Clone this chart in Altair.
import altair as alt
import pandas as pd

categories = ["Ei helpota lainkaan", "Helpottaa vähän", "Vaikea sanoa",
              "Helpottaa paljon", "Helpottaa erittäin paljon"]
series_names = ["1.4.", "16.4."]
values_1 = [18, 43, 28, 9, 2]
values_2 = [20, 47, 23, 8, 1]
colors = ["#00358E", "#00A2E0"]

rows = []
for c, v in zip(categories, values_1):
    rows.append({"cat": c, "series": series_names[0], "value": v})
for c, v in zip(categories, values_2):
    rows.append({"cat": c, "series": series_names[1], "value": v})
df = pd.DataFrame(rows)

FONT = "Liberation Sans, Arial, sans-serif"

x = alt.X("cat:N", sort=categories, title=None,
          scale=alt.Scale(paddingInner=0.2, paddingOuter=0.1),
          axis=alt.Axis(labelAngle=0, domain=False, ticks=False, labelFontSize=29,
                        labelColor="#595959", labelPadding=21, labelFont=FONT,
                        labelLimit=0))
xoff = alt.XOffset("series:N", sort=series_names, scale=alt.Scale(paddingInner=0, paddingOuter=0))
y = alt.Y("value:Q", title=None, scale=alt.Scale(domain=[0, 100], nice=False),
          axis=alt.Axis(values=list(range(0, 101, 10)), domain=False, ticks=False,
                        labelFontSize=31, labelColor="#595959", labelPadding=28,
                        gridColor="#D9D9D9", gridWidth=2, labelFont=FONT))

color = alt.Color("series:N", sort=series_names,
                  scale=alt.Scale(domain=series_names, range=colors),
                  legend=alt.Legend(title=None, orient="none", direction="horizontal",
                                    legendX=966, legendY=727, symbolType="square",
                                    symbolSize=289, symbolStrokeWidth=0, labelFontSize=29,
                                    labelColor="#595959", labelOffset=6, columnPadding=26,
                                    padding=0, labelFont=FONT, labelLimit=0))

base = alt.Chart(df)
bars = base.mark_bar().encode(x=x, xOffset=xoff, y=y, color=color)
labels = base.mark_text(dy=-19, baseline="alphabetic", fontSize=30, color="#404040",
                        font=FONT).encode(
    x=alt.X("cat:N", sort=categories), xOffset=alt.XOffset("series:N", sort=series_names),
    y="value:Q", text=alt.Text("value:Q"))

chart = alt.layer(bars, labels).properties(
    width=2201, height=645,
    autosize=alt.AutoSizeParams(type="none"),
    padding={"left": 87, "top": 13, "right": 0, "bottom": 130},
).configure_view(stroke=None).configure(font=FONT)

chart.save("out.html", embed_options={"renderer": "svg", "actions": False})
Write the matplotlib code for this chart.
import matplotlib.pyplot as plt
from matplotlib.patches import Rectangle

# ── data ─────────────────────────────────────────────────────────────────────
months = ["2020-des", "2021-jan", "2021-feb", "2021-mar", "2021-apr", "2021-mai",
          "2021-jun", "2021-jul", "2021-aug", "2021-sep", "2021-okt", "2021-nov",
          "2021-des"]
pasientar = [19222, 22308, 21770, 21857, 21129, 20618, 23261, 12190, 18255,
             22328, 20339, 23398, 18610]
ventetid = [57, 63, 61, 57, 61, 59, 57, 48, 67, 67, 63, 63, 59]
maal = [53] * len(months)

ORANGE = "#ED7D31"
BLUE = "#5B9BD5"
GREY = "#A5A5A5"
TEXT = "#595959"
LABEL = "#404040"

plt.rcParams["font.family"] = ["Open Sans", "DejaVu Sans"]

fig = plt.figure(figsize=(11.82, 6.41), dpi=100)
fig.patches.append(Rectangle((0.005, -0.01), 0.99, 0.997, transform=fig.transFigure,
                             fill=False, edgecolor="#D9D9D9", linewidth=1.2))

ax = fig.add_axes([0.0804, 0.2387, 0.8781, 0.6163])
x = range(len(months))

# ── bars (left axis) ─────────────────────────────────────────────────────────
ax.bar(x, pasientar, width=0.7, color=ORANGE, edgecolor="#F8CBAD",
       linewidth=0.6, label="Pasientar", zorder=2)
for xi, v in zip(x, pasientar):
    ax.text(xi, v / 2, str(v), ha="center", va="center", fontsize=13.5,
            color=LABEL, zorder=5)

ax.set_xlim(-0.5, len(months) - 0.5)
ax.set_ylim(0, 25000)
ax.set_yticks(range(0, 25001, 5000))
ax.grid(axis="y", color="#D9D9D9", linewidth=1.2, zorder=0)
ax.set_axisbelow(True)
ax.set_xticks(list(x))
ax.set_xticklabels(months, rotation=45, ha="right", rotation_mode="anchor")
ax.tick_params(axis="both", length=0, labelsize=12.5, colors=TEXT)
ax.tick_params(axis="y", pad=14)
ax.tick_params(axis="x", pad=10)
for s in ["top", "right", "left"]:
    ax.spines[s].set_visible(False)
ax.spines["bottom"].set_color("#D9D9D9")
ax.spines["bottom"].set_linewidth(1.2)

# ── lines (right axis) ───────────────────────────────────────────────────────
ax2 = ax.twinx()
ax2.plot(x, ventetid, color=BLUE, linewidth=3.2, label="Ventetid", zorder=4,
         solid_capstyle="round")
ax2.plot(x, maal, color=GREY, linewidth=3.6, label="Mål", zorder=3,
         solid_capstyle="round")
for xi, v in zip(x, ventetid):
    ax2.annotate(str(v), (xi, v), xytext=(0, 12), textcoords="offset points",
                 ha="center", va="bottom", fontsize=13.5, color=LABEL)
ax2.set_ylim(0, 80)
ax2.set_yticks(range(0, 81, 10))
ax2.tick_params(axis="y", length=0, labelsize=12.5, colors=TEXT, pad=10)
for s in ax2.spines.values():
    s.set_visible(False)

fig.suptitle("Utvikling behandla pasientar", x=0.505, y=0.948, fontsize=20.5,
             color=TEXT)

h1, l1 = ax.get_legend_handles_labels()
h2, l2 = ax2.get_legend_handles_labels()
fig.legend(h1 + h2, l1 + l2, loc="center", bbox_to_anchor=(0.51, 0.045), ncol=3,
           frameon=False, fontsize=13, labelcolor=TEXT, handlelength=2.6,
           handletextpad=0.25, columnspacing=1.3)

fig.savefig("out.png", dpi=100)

▶ [Task description]
Go through the records. Copy each line where "this" appears.

▶ [Exercise solution]
Clone this chart in Altair.
Write the matplotlib code for this chart.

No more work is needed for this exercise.